The canopy is the rounded, broad covering that lies flush to the ceiling and hides the ugly-looking wiring and hardware. There’s usually some sort of screw holding the canopy in place; simply undo whatever mechanism is there and let the canopy drop down.

3. Unscrew the three wires: black, white, and copper.

three electrical wires in light fixture black white copper

Three sets of wires, each held together by a red wire connector.

In a nutshell, when you’re installing a light fixture, you’re connecting three wires from the fixture to three wires installed in the ceiling, then mounting the fixture hardware. That’s about all there is to it.   

red cap screw on wire connector for electrical wires

The red cap connects the wires from the ceiling to the fixture, and screws/unscrews just like anything else — lefty loosey, righty tighty.

So when you get the canopy off, you should see three three sets of wires — black, white, and green (or copper) — that need to be disconnected in order to remove the old fixture. Unscrew the wire connectors (the red parts in the image above), and separate the fixture wiring from the ceiling wiring.

4. Remove old light fixture.

nipple screw of old light fixture

Same image as above, this one pointing out how to remove the light fixture. Once the wires are disconnected, unscrew here and the fixture is off the ceiling. Again, this may vary given the light fixture you’re working with.

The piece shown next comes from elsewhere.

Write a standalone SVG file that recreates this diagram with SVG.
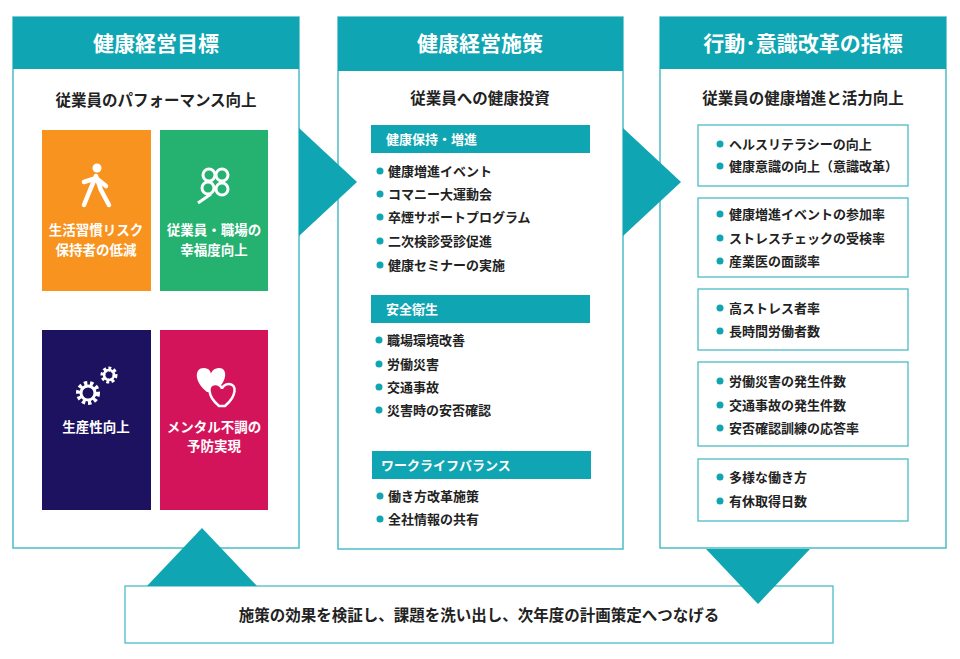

After you’ve disconnected the wires, the old light fixture is generally free to be removed. There’s no universal way they’re attached to the ceiling or electrical box, but it’s generally just a screw or two. Anchors aren’t used, since you’re anchoring is to the electrical box, which is firmly rooted in your ceiling. Helps to have another person handy, especially if it’s a heavy and/or awkward light fixture.

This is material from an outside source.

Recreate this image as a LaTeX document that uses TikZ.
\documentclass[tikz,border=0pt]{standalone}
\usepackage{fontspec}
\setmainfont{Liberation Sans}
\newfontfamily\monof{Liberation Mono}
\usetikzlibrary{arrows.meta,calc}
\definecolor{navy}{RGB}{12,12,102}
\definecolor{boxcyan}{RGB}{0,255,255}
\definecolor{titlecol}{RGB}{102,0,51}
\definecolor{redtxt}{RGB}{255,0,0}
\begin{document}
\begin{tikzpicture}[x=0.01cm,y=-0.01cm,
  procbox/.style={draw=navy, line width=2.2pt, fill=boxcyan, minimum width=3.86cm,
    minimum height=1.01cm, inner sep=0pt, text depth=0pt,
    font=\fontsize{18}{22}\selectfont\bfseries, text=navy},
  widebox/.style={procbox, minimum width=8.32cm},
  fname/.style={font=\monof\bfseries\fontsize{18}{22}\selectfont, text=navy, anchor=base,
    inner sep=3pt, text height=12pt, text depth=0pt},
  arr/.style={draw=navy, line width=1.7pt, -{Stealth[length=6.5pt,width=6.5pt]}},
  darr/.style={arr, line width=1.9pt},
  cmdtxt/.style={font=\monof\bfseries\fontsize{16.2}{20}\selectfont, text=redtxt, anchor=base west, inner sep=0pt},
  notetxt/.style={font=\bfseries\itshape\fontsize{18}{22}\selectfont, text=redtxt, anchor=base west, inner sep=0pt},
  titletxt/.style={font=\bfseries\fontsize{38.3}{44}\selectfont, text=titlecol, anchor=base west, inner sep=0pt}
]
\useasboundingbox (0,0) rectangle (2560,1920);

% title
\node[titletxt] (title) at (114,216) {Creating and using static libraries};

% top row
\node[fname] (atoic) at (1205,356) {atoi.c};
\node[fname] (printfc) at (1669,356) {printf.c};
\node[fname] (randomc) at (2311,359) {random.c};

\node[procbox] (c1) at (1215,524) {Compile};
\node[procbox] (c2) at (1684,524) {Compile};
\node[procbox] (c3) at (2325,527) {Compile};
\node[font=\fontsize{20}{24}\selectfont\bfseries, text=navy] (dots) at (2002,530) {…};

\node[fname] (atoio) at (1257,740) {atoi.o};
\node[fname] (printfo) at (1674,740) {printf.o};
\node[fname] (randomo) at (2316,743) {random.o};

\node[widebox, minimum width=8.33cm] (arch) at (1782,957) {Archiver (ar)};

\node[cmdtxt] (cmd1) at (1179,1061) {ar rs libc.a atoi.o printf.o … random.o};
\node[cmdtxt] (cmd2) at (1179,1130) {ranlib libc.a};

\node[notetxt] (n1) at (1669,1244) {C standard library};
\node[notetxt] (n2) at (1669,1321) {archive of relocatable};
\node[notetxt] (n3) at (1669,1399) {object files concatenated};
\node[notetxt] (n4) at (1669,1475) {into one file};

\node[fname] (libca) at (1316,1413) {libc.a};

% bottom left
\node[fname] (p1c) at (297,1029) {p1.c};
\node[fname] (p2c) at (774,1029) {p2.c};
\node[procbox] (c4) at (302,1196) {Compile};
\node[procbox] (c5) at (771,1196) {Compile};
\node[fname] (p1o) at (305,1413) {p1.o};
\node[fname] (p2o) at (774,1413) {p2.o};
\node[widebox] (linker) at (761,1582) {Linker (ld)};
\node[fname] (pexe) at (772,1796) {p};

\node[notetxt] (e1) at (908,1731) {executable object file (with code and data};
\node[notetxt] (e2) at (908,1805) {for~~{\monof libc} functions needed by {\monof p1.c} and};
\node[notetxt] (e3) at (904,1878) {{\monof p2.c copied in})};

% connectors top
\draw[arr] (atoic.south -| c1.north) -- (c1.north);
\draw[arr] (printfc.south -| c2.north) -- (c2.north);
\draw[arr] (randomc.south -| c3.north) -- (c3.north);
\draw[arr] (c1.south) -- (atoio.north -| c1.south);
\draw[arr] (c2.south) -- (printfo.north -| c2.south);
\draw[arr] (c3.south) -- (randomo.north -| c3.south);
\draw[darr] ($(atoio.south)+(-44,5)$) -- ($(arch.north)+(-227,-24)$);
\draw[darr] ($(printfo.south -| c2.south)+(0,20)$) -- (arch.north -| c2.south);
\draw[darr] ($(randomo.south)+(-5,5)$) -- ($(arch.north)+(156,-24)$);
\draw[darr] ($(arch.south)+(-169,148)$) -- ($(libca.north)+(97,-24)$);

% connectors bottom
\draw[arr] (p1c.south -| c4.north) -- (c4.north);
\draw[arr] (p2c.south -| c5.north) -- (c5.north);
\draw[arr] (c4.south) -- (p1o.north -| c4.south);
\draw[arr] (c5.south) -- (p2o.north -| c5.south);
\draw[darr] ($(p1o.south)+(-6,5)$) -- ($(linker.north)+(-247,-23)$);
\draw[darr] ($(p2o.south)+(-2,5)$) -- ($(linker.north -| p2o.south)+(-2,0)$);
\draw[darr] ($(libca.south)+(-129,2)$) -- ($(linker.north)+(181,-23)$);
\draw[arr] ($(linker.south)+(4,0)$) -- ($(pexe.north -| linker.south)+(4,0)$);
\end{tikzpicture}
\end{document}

5. Install new bracket (sometimes).

light fixture bracket nipple screw wires protruding from ceiling

Without the fixture, this is what your light box should roughly look like.

All light fixtures have a universally-sized, pre-wired box in the ceiling, which the three electrical wires descend from. There will be some sort of baseplate serving as the mounting hardware for your light fixture. It’s either a single bar “strap” with a “nipple” screw (I hear you snickering…) or a circular, more universal mounting bracket. In all the light fixtures I’ve replaced, there’s been a bar strap present, which I’ve replaced with a new mounting bracket, simply because that’s what has come with the fixture itself. Refer to your light fixture instructions for more guidance here, but if your fixture comes with a new bracket, you should use that.

light fixture universal baseplate wires protruding from ceiling

New baseplate. The two screws holding it up to the ceiling are a universal distance apart. You can also see the green ground screw (more on that below).

6. Connect new fixture wires.

light fixture connecting black white copper wires

The wires descending from the ceiling will have bare ends, while the new wires will have what looks like frayed, silver ends. You can see that in the image above.

Twist the “frayed” threads on the end of the new black wire to the exposed end of the existing black wire, twist on a wire connector, and repeat with the white wire. The copper (or green) wire of the new fixture might be a little different; sometimes it connects to a green grounding screw and other times to a dedicated copper wire coming from the ceiling (electrical box). Refer to your light fixture instructions, and your individual situation: If there’s a copper wire pre-installed in your ceiling, connect the new wire there. If you just have a small green screw on your mounting plate, wrap the new copper wire around that.

6. Secure the new fixture and adjust length (if there’s a chain).

If there’s a chain for the fixture — that is, it doesn’t sit flush against the ceiling — now would be the time to adjust it to the proper length. Each fixture has a different mechanism for doing that, so refer to your individual instructions.

There’s likely some extra chain/cord that needs to be shoved up into the ceiling, or hidden within the canopy. Do that at this time as well.

With all that taken care of, you can secure the new fixture, usually with just a couple screws into the mounting plate. It’s much easier than putting up a new coat rack, or anchoring a heavy picture frame, in my opinion. 

7. Restore power and test out the new fixture!

If you restore power and the light doesn’t work, it’s likely because either the white or black wires aren’t fully connected. You’ll have to pull down the fixture and inspect the wires and connections; I’ve had to do this just once among the handful of lights I’ve installed.